Given information =
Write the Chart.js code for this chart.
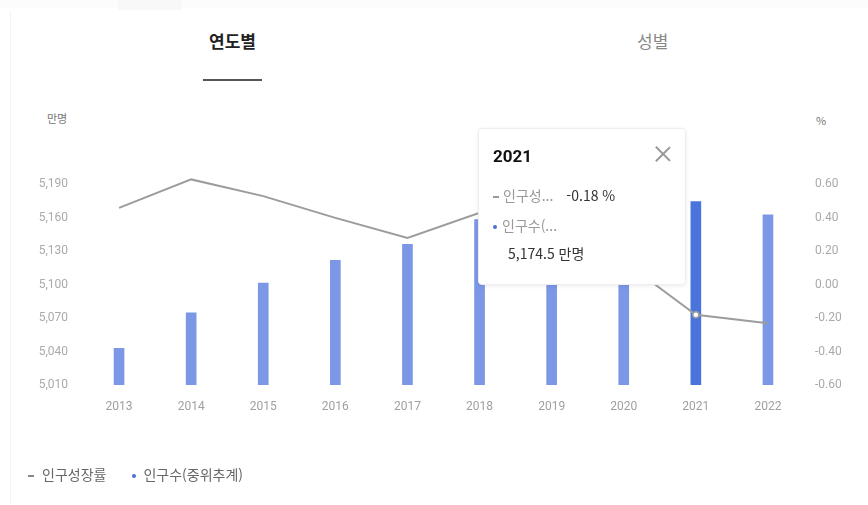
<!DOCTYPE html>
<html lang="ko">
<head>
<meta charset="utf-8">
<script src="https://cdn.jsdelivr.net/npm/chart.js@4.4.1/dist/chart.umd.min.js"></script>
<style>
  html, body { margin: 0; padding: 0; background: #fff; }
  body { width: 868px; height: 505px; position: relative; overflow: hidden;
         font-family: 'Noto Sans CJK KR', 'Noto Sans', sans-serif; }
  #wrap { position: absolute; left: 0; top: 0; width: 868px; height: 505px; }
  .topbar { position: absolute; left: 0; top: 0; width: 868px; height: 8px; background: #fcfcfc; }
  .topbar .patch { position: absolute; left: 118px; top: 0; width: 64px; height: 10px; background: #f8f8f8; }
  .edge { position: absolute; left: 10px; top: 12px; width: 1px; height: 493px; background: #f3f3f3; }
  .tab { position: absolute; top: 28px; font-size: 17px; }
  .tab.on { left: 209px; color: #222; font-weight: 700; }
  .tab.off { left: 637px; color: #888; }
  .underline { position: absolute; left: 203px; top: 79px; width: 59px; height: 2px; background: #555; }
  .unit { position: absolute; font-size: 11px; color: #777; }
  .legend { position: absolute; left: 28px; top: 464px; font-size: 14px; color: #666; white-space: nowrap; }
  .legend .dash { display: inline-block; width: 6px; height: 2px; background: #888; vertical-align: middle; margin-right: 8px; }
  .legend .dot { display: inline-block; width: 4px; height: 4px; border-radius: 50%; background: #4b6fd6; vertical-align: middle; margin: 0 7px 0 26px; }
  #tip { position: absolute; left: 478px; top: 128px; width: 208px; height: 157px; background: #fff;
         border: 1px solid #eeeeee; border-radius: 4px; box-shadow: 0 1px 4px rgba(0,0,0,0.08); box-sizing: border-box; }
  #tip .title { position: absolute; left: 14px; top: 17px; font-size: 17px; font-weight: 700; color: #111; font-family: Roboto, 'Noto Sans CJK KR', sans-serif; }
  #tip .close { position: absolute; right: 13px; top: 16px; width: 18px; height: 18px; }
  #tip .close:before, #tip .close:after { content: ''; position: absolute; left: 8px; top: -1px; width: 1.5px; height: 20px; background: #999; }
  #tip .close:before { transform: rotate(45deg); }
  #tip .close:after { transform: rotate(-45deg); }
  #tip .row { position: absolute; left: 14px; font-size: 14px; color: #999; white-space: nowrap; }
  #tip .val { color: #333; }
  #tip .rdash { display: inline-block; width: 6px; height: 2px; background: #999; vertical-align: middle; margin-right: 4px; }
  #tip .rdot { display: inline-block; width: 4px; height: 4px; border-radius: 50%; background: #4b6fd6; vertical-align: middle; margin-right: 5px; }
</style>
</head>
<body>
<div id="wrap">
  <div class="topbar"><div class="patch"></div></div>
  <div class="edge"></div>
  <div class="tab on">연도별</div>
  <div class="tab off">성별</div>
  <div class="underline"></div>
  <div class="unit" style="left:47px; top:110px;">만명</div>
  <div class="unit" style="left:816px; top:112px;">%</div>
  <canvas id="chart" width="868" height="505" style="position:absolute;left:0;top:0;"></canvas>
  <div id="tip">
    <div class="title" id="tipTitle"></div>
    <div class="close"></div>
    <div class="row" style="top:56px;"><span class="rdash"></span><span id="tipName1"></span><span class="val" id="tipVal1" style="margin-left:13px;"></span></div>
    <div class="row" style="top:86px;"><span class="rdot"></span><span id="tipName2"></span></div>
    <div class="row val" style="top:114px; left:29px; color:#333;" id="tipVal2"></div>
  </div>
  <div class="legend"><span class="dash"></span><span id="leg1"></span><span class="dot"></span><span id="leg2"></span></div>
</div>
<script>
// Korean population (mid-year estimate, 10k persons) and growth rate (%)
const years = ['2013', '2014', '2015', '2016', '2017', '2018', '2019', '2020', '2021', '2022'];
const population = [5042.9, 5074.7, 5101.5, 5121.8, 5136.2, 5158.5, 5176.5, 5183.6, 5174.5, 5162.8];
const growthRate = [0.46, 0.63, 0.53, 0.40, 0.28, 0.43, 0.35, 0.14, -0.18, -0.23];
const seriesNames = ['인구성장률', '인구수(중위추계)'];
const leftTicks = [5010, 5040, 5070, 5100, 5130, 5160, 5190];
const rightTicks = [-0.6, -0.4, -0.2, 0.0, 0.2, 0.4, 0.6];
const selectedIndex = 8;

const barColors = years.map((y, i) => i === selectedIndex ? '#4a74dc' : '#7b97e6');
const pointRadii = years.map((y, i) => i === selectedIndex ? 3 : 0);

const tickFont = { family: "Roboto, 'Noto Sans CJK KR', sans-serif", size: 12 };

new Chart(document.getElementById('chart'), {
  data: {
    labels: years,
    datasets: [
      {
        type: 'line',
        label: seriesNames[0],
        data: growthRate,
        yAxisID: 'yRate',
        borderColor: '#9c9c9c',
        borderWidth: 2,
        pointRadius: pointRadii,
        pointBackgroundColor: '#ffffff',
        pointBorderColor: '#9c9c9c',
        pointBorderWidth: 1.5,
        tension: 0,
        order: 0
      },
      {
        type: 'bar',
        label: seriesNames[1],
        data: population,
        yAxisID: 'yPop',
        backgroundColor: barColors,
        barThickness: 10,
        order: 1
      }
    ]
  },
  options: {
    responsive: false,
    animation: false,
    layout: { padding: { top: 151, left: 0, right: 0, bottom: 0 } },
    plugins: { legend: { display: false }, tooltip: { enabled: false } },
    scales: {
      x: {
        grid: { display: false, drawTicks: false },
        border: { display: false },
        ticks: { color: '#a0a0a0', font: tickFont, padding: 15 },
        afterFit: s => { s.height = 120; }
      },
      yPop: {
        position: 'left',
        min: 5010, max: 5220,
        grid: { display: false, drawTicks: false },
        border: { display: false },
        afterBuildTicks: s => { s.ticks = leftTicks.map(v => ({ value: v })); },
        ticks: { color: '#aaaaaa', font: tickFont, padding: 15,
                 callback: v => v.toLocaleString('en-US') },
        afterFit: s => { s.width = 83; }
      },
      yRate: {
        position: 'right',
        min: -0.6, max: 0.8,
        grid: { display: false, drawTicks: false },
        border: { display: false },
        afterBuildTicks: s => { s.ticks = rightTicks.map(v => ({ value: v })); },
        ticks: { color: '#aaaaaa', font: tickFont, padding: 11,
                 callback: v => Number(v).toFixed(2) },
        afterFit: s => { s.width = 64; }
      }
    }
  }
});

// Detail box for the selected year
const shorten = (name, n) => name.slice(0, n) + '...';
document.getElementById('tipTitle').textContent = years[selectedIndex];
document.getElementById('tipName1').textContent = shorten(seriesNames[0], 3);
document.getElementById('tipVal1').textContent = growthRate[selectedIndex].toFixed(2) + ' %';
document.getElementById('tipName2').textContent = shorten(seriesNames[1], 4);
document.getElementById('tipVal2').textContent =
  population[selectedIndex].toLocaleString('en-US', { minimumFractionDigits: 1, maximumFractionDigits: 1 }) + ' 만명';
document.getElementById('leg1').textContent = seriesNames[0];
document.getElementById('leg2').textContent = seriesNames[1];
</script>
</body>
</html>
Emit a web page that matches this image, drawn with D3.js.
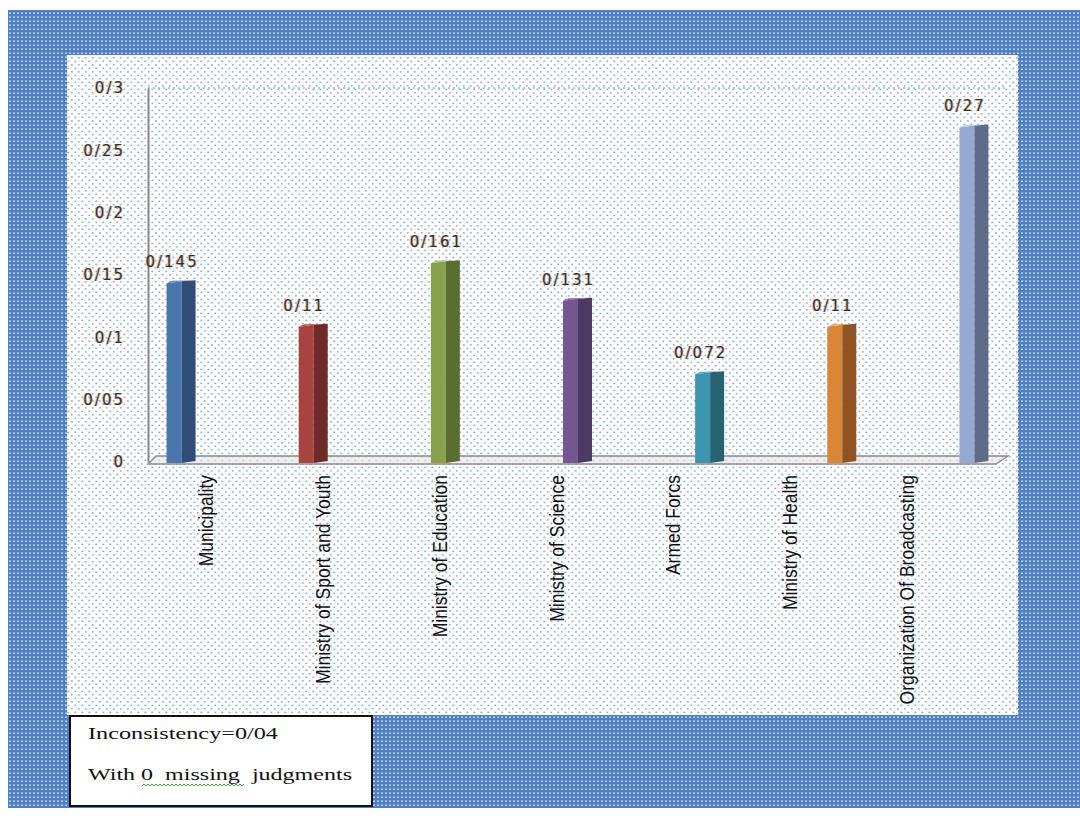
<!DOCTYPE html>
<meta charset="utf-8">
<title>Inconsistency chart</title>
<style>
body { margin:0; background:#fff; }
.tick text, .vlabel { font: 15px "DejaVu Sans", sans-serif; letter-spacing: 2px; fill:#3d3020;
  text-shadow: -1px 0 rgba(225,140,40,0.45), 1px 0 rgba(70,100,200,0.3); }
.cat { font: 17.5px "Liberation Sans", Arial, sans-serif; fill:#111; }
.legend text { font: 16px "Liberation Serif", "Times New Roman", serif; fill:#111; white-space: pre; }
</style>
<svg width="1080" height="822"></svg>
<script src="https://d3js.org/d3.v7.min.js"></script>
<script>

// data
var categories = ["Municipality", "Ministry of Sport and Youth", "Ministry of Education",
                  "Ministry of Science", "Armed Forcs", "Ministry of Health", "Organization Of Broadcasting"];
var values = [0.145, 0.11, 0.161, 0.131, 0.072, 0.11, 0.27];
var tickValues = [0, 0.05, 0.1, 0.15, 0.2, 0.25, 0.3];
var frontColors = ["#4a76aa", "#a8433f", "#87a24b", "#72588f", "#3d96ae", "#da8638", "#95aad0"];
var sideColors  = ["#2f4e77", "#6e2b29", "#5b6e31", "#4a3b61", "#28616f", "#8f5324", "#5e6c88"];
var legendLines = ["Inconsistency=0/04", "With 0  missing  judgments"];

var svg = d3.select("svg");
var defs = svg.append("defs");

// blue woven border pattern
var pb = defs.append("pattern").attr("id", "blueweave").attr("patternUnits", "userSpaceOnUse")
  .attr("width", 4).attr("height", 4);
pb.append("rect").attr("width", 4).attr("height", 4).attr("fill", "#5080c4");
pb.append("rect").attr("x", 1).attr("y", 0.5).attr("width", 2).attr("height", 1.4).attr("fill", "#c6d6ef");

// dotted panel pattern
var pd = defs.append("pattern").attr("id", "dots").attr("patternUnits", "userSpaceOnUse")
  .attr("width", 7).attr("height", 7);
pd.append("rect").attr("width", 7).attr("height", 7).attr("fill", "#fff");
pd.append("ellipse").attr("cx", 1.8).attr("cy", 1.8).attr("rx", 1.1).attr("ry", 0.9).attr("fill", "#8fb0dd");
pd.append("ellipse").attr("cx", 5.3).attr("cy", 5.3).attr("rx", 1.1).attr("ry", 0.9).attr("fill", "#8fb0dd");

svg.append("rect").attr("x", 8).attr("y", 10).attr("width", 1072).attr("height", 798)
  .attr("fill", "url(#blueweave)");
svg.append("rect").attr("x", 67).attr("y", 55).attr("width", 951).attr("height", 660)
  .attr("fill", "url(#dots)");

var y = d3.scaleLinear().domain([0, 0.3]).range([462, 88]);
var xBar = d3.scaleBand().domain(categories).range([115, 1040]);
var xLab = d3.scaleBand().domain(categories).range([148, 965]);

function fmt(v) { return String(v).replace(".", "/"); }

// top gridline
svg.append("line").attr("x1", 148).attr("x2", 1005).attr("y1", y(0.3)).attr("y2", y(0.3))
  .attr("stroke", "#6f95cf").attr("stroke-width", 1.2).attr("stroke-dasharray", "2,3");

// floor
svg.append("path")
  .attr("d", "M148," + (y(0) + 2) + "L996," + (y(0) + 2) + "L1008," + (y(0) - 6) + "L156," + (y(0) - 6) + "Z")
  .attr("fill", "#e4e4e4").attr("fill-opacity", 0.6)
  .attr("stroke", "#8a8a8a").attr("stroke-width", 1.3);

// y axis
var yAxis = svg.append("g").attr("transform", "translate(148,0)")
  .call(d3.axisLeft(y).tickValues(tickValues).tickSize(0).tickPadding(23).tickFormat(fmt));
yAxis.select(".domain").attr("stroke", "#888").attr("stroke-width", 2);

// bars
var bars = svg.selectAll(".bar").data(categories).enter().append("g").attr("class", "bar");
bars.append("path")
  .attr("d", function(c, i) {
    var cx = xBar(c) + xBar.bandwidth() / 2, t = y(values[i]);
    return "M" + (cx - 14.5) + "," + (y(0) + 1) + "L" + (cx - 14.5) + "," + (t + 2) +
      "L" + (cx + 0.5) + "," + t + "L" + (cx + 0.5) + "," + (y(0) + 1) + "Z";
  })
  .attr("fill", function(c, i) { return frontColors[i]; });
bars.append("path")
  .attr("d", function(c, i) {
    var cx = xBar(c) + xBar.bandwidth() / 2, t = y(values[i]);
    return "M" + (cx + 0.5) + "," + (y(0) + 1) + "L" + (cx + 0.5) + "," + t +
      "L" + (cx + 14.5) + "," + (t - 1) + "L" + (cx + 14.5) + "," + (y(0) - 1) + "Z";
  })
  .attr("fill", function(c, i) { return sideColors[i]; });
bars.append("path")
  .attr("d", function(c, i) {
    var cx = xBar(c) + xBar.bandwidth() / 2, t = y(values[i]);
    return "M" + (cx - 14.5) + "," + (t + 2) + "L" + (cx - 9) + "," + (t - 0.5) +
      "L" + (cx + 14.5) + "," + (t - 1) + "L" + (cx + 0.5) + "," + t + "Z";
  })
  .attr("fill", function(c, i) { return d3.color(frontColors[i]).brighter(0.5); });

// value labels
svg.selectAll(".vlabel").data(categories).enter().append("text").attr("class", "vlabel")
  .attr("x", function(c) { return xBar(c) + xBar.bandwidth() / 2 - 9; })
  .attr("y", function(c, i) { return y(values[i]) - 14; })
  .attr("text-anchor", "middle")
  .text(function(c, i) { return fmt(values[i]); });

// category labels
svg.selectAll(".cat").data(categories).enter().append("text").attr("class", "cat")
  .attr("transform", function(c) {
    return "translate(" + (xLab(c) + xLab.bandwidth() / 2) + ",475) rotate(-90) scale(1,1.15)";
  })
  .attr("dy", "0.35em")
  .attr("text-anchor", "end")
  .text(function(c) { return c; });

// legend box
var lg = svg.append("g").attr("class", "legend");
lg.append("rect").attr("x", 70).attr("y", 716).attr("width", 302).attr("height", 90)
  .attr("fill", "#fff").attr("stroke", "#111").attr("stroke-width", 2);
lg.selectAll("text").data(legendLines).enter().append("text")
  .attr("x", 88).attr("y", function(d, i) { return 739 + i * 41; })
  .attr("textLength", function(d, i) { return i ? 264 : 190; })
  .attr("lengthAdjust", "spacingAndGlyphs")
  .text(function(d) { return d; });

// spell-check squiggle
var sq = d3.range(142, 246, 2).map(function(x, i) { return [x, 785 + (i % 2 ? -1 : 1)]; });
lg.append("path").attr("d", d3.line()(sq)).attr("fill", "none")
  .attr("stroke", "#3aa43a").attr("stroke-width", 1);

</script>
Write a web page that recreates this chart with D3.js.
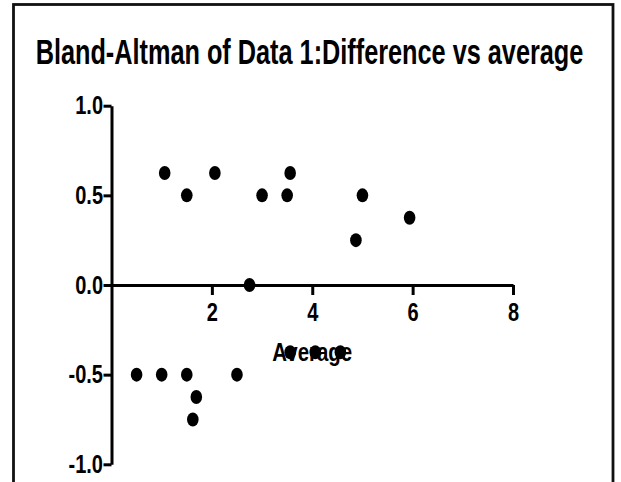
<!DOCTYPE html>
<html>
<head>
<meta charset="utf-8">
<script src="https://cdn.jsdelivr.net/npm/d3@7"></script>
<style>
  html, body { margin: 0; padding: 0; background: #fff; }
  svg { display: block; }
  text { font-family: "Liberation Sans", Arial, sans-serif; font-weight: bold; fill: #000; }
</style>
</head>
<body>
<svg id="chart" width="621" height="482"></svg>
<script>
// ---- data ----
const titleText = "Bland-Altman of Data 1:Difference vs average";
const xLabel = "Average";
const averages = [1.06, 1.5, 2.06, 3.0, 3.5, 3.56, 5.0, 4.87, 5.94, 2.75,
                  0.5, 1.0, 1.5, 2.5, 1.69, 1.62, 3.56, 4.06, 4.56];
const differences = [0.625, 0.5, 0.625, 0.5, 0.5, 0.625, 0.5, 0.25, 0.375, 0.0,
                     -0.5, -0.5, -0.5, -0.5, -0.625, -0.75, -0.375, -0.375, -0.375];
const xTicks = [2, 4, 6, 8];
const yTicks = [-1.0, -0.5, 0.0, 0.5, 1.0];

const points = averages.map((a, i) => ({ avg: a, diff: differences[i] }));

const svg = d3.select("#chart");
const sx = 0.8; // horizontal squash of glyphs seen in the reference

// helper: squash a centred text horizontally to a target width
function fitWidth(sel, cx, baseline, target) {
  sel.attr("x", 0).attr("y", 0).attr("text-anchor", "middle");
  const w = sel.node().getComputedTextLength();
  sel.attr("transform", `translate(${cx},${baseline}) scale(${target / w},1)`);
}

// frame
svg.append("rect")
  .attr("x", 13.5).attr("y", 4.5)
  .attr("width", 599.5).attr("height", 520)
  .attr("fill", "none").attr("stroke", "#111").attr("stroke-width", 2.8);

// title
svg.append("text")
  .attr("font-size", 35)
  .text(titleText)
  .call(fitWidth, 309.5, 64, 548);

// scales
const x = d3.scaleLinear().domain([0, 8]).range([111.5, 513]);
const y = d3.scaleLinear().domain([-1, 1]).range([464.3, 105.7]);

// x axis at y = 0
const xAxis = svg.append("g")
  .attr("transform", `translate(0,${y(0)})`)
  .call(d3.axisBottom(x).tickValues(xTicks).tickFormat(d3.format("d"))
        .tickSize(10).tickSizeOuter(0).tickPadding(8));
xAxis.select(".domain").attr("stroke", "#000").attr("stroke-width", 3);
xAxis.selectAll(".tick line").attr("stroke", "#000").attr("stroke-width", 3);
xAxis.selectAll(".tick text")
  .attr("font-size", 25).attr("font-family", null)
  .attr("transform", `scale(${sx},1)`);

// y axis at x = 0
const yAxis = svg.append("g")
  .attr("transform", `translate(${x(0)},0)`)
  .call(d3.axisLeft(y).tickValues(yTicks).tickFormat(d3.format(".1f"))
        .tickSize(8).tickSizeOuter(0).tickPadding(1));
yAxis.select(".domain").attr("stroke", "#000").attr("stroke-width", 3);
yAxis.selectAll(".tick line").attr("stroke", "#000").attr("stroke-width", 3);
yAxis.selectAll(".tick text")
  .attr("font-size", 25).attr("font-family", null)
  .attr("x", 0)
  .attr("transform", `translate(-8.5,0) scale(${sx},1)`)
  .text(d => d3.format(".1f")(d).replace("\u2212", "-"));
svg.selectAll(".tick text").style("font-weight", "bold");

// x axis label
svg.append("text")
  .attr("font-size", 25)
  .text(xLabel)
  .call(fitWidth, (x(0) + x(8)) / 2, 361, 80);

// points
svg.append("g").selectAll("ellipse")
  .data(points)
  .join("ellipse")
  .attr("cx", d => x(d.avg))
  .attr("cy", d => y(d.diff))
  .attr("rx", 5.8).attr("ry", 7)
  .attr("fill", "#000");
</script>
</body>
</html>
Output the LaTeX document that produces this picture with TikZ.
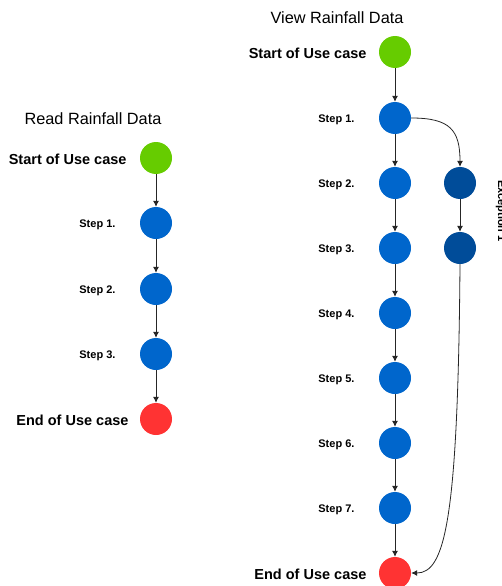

Set exercise = The lines to collect are those holding the string "chart"; copy them all.

Problem solution =
Write the Chart.js code for this chart.
<script src="https://cdn.jsdelivr.net/npm/chart.js@4.4.1/dist/chart.umd.min.js"></script>
  <canvas id="chart" width="868" height="505" style="position:absolute;left:0;top:0;"></canvas>
new Chart(document.getElementById('chart'), {
<title>Inconsistency chart</title>
Write a web page that recreates this chart with D3.js.
<svg id="chart" width="621" height="482"></svg>
const svg = d3.select("#chart");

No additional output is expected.